Das Bundesarbeitsgericht (BAG) hat entschieden, dass die bloße Sorge vor einem möglichen Datenmissbrauch keinen Anspruch auf immateriellen Schadensersatz nach Art. 82 Abs. 1 DS-GVO begründet. Zwar kann der Verlust der Kontrolle über personenbezogene Daten grundsätzlich einen Schaden darstellen, doch ist hierfür eine konkrete Beeinträchtigung nachzuweisen. Hypothetische oder allgemeine Befürchtungen reichen nicht aus.

Hintergrund des Falls

Die Klägerin war bei der Beklagten angestellt. Im Zuge von erfolglosen Verhandlungen über eine einvernehmliche Aufhebung des Arbeitsverhältnisses stellte die Klägerin über ihre Anwälte einen Auskunftsantrag nach Art. 15 DS-GVO. Sie wollte wissen, welche personenbezogenen Daten die Beklagte über sie verarbeitet und forderte zudem eine Kopie der betreffenden Daten gemäß Art. 15 Abs. 3 DS-GVO.

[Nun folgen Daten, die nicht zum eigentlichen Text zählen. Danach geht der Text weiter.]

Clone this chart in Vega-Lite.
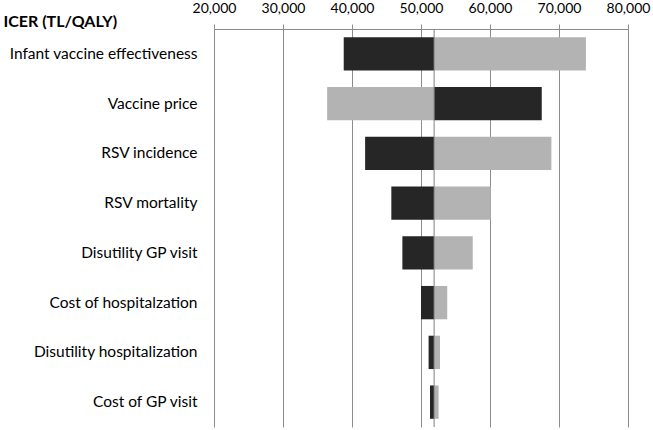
{
  "$schema": "https://vega.github.io/schema/vega-lite/v6.json",
  "width": 414,
  "height": 398,
  "autosize": {"type": "none"},
  "padding": {"left": 214, "top": 29, "right": 25, "bottom": 3},
  "background": "white",
  "config": {"view": {"stroke": null}, "font": "Lato"},
  "data": {
    "values": [
      {"parameter": "Infant vaccine effectiveness", "level": "Low", "value": 38800, "base": 51900},
      {"parameter": "Infant vaccine effectiveness", "level": "High", "value": 73900, "base": 51900},
      {"parameter": "Vaccine price", "level": "Low", "value": 67500, "base": 51900},
      {"parameter": "Vaccine price", "level": "High", "value": 36400, "base": 51900},
      {"parameter": "RSV incidence", "level": "Low", "value": 41900, "base": 51900},
      {"parameter": "RSV incidence", "level": "High", "value": 68900, "base": 51900},
      {"parameter": "RSV mortality", "level": "Low", "value": 45700, "base": 51900},
      {"parameter": "RSV mortality", "level": "High", "value": 60100, "base": 51900},
      {"parameter": "Disutility GP visit", "level": "Low", "value": 47300, "base": 51900},
      {"parameter": "Disutility GP visit", "level": "High", "value": 57500, "base": 51900},
      {"parameter": "Cost of hospitalzation", "level": "Low", "value": 50000, "base": 51900},
      {"parameter": "Cost of hospitalzation", "level": "High", "value": 53800, "base": 51900},
      {"parameter": "Disutility hospitalization", "level": "Low", "value": 51100, "base": 51900},
      {"parameter": "Disutility hospitalization", "level": "High", "value": 52750, "base": 51900},
      {"parameter": "Cost of GP visit", "level": "Low", "value": 51300, "base": 51900},
      {"parameter": "Cost of GP visit", "level": "High", "value": 52550, "base": 51900}
    ]
  },
  "layer": [
    {
      "mark": {"type": "bar"},
      "encoding": {
        "y": {
          "field": "parameter",
          "type": "nominal",
          "sort": null,
          "scale": {"paddingInner": 0.33, "paddingOuter": 0.165},
          "axis": {
            "title": "ICER (TL/QALY)",
            "titleAngle": 0,
            "titleAlign": "left",
            "titleBaseline": "alphabetic",
            "titleX": -211,
            "titleY": -3,
            "titleFont": "Lato",
            "titleFontSize": 16,
            "titleFontWeight": "bold",
            "titleColor": "black",
            "domain": false,
            "ticks": false,
            "labelPadding": 17,
            "labelFontSize": 15.5,
            "labelColor": "black",
            "labelLimit": 250
          }
        },
        "x": {
          "field": "value",
          "type": "quantitative",
          "scale": {"domain": [20000, 80000], "nice": false, "zero": false},
          "axis": {
            "orient": "top",
            "values": [20000, 30000, 40000, 50000, 60000, 70000, 80000],
            "format": ",.0f",
            "title": null,
            "grid": true,
            "gridColor": "#8c8c8c",
            "gridOpacity": 1,
            "domainColor": "#8c8c8c",
            "tickColor": "#8c8c8c",
            "tickSize": 5,
            "labelFlush": false,
            "labelOverlap": false,
            "labelBound": false,
            "labelPadding": 9,
            "labelFontSize": 14,
            "labelColor": "black"
          }
        },
        "x2": {"field": "base"},
        "color": {
          "field": "level",
          "type": "nominal",
          "scale": {"domain": ["Low", "High"], "range": ["#262626", "#b3b3b3"]},
          "legend": null
        }
      }
    },
    {
      "mark": {"type": "rule", "color": "#7f7f7f", "strokeWidth": 1},
      "encoding": {
        "x": {"aggregate": "mean", "field": "base", "type": "quantitative"}
      }
    }
  ]
}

Der Anwalt der Beklagten verweigerte die Auskunft mit der Antwort:

“Mit Ihrem Auskunftsverlangen beeindrucken Sie niemanden. Bitte klagen Sie den Anspruch ein, wenn Ihre Mandantin meint, das Arbeitsverhältnis auf diese Weise fortsetzen zu müssen.”

Nach der Kündigung ihres Arbeitsverhältnisses verklagte die Klägerin die Beklagte auf die Herausgabe der geforderten Daten und forderte zusätzlich ein “Schmerzensgeld” in Höhe von mindestens 5.000 Euro für die verweigerte Auskunft. Sie argumentierte, dass ihr durch die fehlende Einsicht in ihre Daten ein Kontrollverlust entstanden sei, der sie erheblich beeinträchtigt habe. Dieser Kontrollverlust sei besonders schwerwiegend, da die Beklagte die Auskunft bewusst und in einer Konfliktsituation vorsätzlich verweigert habe.

Das Arbeitsgericht Bamberg gab der Klägerin teilweise Recht und sprach ihr 4.000 Euro Schadensersatz zu. Das Landesarbeitsgericht Nürnberg hob diese Entscheidung jedoch auf und wies die Klage insgesamt ab. In der Revision bestätigte das BAG die Entscheidung des LAG und stellte klar, dass die Klägerin keinen Schadensersatzanspruch hat.

Das BAG begründete seine Entscheidung mit zwei zentralen Punkten:

1. Kein automatischer Schadensersatz bei Verstößen gegen Art. 15 DS-GVO

• Ein Verstoß gegen die DS-GVO allein genügt nicht, um einen Schadensersatzanspruch aus Art. 82 Abs. 1 DS-GVO zu begründen.

• Neben dem Verstoß muss die klagende Person konkret darlegen, dass ihr daraus ein immaterieller Schaden entstanden ist.

2. Befürchtungen allein reichen nicht aus

• Der EuGH hat mehrfach entschieden, dass der Verlust der Kontrolle über personenbezogene Daten grundsätzlich ein immaterieller Schaden sein kann (EuGH, Urteil vom 11.04.2024 – C-741/21).

• Eine rein hypothetische Sorge vor einem möglichen Missbrauch durch Dritte reicht jedoch nicht aus, um einen Schaden geltend zu machen.

• Es muss geprüft werden, ob die konkrete Befürchtung des Betroffenen berechtigt ist und tatsächlich eine Beeinträchtigung darstellt.

Das BAG stellte klar, dass es in der Natur der Sache liegt, dass eine verweigerte Auskunft bei der betroffenen Person Sorgen und Unsicherheiten auslöst. Wenn allein diese subjektive Sorge als Schaden anerkannt würde, würde jeder Verstoß gegen Art. 15 DS-GVO automatisch zu einem Schadensersatzanspruch führen. Dies würde die gesetzliche Voraussetzung eines “Schadens” obsolet machen, was nicht mit der DS-GVO und dem nationalen Prozessrecht vereinbar ist.

Die Klägerin konnte jedoch keinen konkreten Nachweis dafür erbringen, dass ihr durch die verweigerte Auskunft ein realer Nachteil entstanden ist. Daher wurde ihr Antrag auf Schadensersatz abgewiesen.

Fazit Dieses Urteil stärkt die Position von Unternehmen und Arbeitgebern, indem es klarstellt, dass Schadensersatzansprüche nicht leichtfertig zugesprochen werden können. Zugleich zeigt es aber auch, dass Betroffene bei Datenschutzverstößen konkrete Schäden nachweisen müssen, um eine Entschädigung zu erhalten. Hypothetische oder allgemeine Sorgen um Datenschutz sind hierfür nicht ausreichend.